Despite displaying no physical bruises, Beverly-Jean has a face etched with trauma as her family grapples with dark secrets passed down from one generation to the next. The lesson is that the absence of physical violence does not mean the abuse is gone.
“It’s just facing [domestic violence] with honesty, as opposed to hiding it with shame,” Chapman says. Her slow-burn approach to abuse in Village Keeper springs in part from family violence remaining a taboo subject in the Black Canadian community in Toronto’s Scarborough neighborhood where the movie is set.
“Culturally, this is just not something we speak about out loud,” she explains. “It’s impolite. It makes people uncomfortable. And that just had me wanting to make this movie even more.”
Village Keeper
Chapman adds that she deliberately chose to show Beverly-Jean’s dark emotions and paranoia after escaping an abusive marriage, rather than the domestic violence itself.
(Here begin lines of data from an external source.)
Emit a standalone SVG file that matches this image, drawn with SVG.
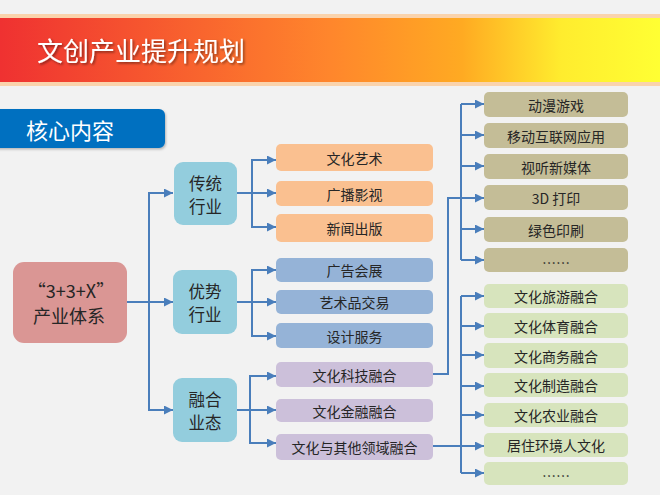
<svg xmlns="http://www.w3.org/2000/svg" width="660" height="495" viewBox="0 0 660 495">
<defs>
<linearGradient id="tg" x1="0" y1="0" x2="1" y2="0">
<stop offset="0" stop-color="#EF3131"/>
<stop offset="0.5" stop-color="#FF862C"/>
<stop offset="0.7" stop-color="#FFAA22"/>
<stop offset="0.85" stop-color="#FFEC2E"/>
<stop offset="1" stop-color="#FFFF33"/>
</linearGradient>
<filter id="sh" x="-10%" y="-10%" width="130%" height="140%">
<feDropShadow dx="1.5" dy="1.5" stdDeviation="1" flood-color="#000" flood-opacity="0.45"/>
</filter>
<filter id="bs" x="-10%" y="-10%" width="130%" height="140%">
<feDropShadow dx="1" dy="1.5" stdDeviation="1.2" flood-color="#000" flood-opacity="0.25"/>
</filter>
<marker id="ar" markerWidth="9" markerHeight="9" refX="9" refY="4.5" orient="auto" markerUnits="userSpaceOnUse">
<path d="M0,0 L9,4.5 L0,9 z" fill="#4A7EBB"/>
</marker>
</defs>
<style>
text{font-family:"Noto Sans CJK SC","Microsoft YaHei",sans-serif;fill:#262626;text-anchor:middle;dominant-baseline:central}
.c{stroke:#4A7EBB;stroke-width:2;fill:none}
.a{marker-end:url(#ar)}
.t{font-size:14px}
.cat{fill:#93CDDD}
.cat2 text{font-size:16.5px}
.or{fill:#FAC090}
.bl{fill:#95B3D7}
.pu{fill:#CCC0DA}
.tn{fill:#C4BD97}
.gr{fill:#D7E4BD}
</style>
<rect width="660" height="495" fill="#F2F2F2"/>
<g id="title">
<rect x="0" y="14" width="660" height="72" fill="#FAD3AC"/>
<rect x="0" y="18" width="660" height="64" fill="url(#tg)"/>
<text x="141" y="49" style="font-size:26px;fill:#FFFFFF" filter="url(#sh)">文创产业提升规划</text>
</g>
<g id="heading">
<rect x="-8" y="109" width="173" height="39" rx="6" fill="#0070C0" filter="url(#bs)"/>
<text x="70" y="129" style="font-size:22px;fill:#FFFFFF">核心内容</text>
</g>
<g id="connectors">
<path class="c a" d="M127,302 L173,302"/>
<path class="c a" d="M149,302 L149,193 L173,193"/>
<path class="c a" d="M149,302 L149,410 L173,410"/>
<path class="c" d="M237,193 L252,193"/>
<path class="c a" d="M252,193 L252,160 L276,160"/>
<path class="c a" d="M252,193 L276,193"/>
<path class="c a" d="M252,193 L252,227 L276,227"/>
<path class="c" d="M237,302 L252,302"/>
<path class="c a" d="M252,302 L252,270 L276,270"/>
<path class="c a" d="M252,302 L276,302"/>
<path class="c a" d="M252,302 L252,336 L276,336"/>
<path class="c" d="M237,410 L250,410"/>
<path class="c a" d="M250,410 L250,376 L276,376"/>
<path class="c a" d="M250,410 L276,410"/>
<path class="c a" d="M250,410 L250,443 L276,443"/>
<path class="c a" d="M433,374 L448,374 L448,198 L484,198"/>
<path class="c" d="M461,104 L461,260"/>
<path class="c a" d="M461,104 L484,104"/>
<path class="c a" d="M461,135 L484,135"/>
<path class="c a" d="M461,166 L484,166"/>
<path class="c a" d="M461,229 L484,229"/>
<path class="c a" d="M461,260 L484,260"/>
<path class="c a" d="M433,446 L484,446"/>
<path class="c" d="M461,296 L461,473"/>
<path class="c a" d="M461,296 L484,296"/>
<path class="c a" d="M461,326 L484,326"/>
<path class="c a" d="M461,355 L484,355"/>
<path class="c a" d="M461,386 L484,386"/>
<path class="c a" d="M461,415 L484,415"/>
<path class="c a" d="M461,473 L484,473"/>
</g>
<g id="root">
<rect x="13" y="262" width="114" height="81" rx="11" fill="#DA9694"/>
<text style="font-size:18px"><tspan x="71" y="290">“3+3+X”</tspan><tspan x="69" y="315">产业体系</tspan></text>
</g>
<g id="cat-traditional" class="cat2">
<rect class="cat" x="174" y="162" width="63" height="63" rx="9"/>
<text><tspan x="205.5" y="183">传统</tspan><tspan x="205.5" y="206">行业</tspan></text>
</g>
<g id="cat-advantage" class="cat2">
<rect class="cat" x="173" y="270" width="64" height="64" rx="9"/>
<text><tspan x="205" y="291">优势</tspan><tspan x="205" y="314">行业</tspan></text>
</g>
<g id="cat-fusion" class="cat2">
<rect class="cat" x="173" y="378" width="64" height="64" rx="9"/>
<text><tspan x="205" y="398.5">融合</tspan><tspan x="205" y="421.5">业态</tspan></text>
</g>
<g id="n-wenhuayishu"><rect class="or" x="276" y="144" width="157" height="27" rx="5"/><text class="t" x="354.5" y="157.5">文化艺术</text></g>
<g id="n-guangbo"><rect class="or" x="276" y="181" width="157" height="25" rx="5"/><text class="t" x="354.5" y="193.5">广播影视</text></g>
<g id="n-xinwen"><rect class="or" x="276" y="214" width="157" height="28" rx="5"/><text class="t" x="354.5" y="228">新闻出版</text></g>
<g id="n-guanggao"><rect class="bl" x="276" y="258" width="157" height="24" rx="5"/><text class="t" x="354.5" y="270">广告会展</text></g>
<g id="n-yishupin"><rect class="bl" x="276" y="290" width="157" height="24" rx="5"/><text class="t" x="354.5" y="302">艺术品交易</text></g>
<g id="n-sheji"><rect class="bl" x="276" y="323" width="157" height="25" rx="5"/><text class="t" x="354.5" y="335.5">设计服务</text></g>
<g id="n-keji"><rect class="pu" x="276" y="362" width="157" height="25" rx="5"/><text class="t" x="354.5" y="374.5">文化科技融合</text></g>
<g id="n-jinrong"><rect class="pu" x="276" y="399" width="157" height="23" rx="5"/><text class="t" x="354.5" y="410.5">文化金融融合</text></g>
<g id="n-qita"><rect class="pu" x="276" y="434" width="157" height="26" rx="5"/><text class="t" x="354.5" y="447">文化与其他领域融合</text></g>
<g id="n-dongman"><rect class="tn" x="484" y="92" width="144" height="25" rx="5"/><text class="t" x="556" y="104.5">动漫游戏</text></g>
<g id="n-yidong"><rect class="tn" x="484" y="123" width="144" height="25" rx="5"/><text class="t" x="556" y="135.5">移动互联网应用</text></g>
<g id="n-shiting"><rect class="tn" x="484" y="154" width="144" height="25" rx="5"/><text class="t" x="556" y="166.5">视听新媒体</text></g>
<g id="n-3d"><rect class="tn" x="484" y="185" width="144" height="25" rx="5"/><text class="t" x="556" y="197.5">3D 打印</text></g>
<g id="n-lvse"><rect class="tn" x="484" y="217" width="144" height="25" rx="5"/><text class="t" x="556" y="229.5">绿色印刷</text></g>
<g id="n-more1"><rect class="tn" x="484" y="248" width="144" height="24" rx="5"/><text class="t" x="556" y="262">……</text></g>
<g id="n-lvyou"><rect class="gr" x="484" y="284" width="144" height="24" rx="5"/><text class="t" x="556" y="296">文化旅游融合</text></g>
<g id="n-tiyu"><rect class="gr" x="484" y="313" width="144" height="25" rx="5"/><text class="t" x="556" y="325.5">文化体育融合</text></g>
<g id="n-shangwu"><rect class="gr" x="484" y="343" width="144" height="25" rx="5"/><text class="t" x="556" y="355.5">文化商务融合</text></g>
<g id="n-zhizao"><rect class="gr" x="484" y="373" width="144" height="24" rx="5"/><text class="t" x="556" y="385">文化制造融合</text></g>
<g id="n-nongye"><rect class="gr" x="484" y="403" width="144" height="24" rx="5"/><text class="t" x="556" y="415">文化农业融合</text></g>
<g id="n-juzhu"><rect class="gr" x="484" y="433" width="144" height="24" rx="5"/><text class="t" x="556" y="445">居住环境人文化</text></g>
<g id="n-more2"><rect class="gr" x="484" y="462" width="144" height="23" rx="5"/><text class="t" x="556" y="475">……</text></g>
</svg>
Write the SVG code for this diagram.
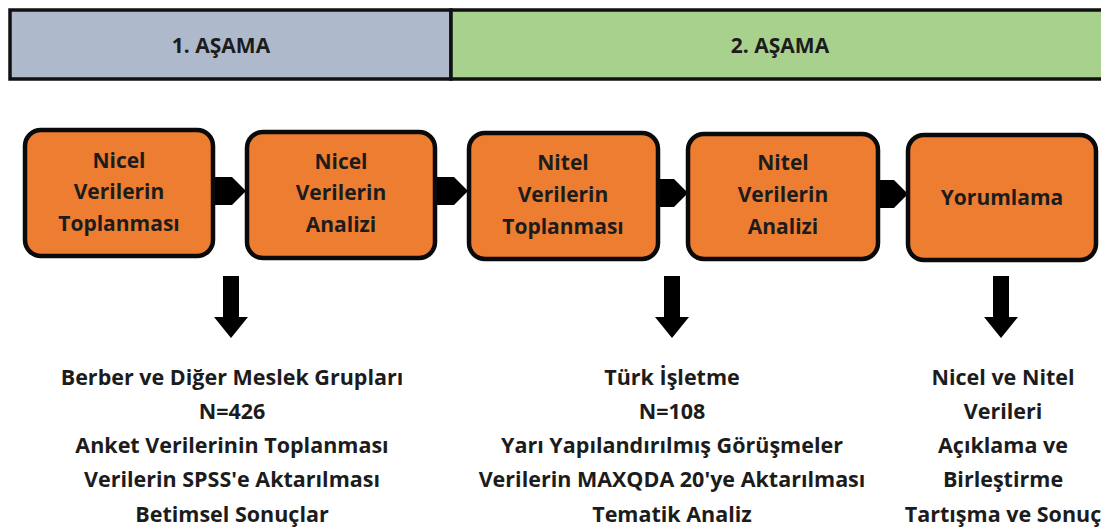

“We all know what those things are, what it looks like,” she insists, adding that her focus was on the aftermath of generational emotional trauma in a family. “My instinct told me being a failure is familiar, that everyone knows what it’s like to not do what you’re supposed to do anymore, and to live in the shadow of that.”
But Village Keeper does ultimately spear the elephant in the room. Beverly-Jean, after seeing her daughter, Tamika (Zahra Bentham), endure panic attacks and her son, Tristin (Micah Mensah-Jatoe), be accused of striking a boy at school, scrambles to end the trauma her family faces.
“Seeing Tristin with rage scares her, because he’s such a sweet kid,” Chapman says. “She knows it’s not benign. She knows it has to be dealt with right away or else it will grow into a beast.”
Chapman, a graduate of Norman Jewison’s Canadian Film Center, had her earlier short film Measure debut at the Toronto Film Festival in 2019 and win the International Hollywood Foreign Press and Residency Award at the 2020 Golden Globe Awards, which she attended. Her most recent film, the documentary Quiet Minds Silent Streets, had a world premiere at TIFF in 2022.
Chapman adds, however, that her world premiere in Toronto at the Scotiabank Theatre for Village Keeper will be tinged with sadness, as the film was inspired in part by her late mother.
Says Chapman: “I made the film because she had so much to say. ‘Make sure you make a film about me!’ She was very, very clear about that. So it will be a beautiful moment, but bittersweet.”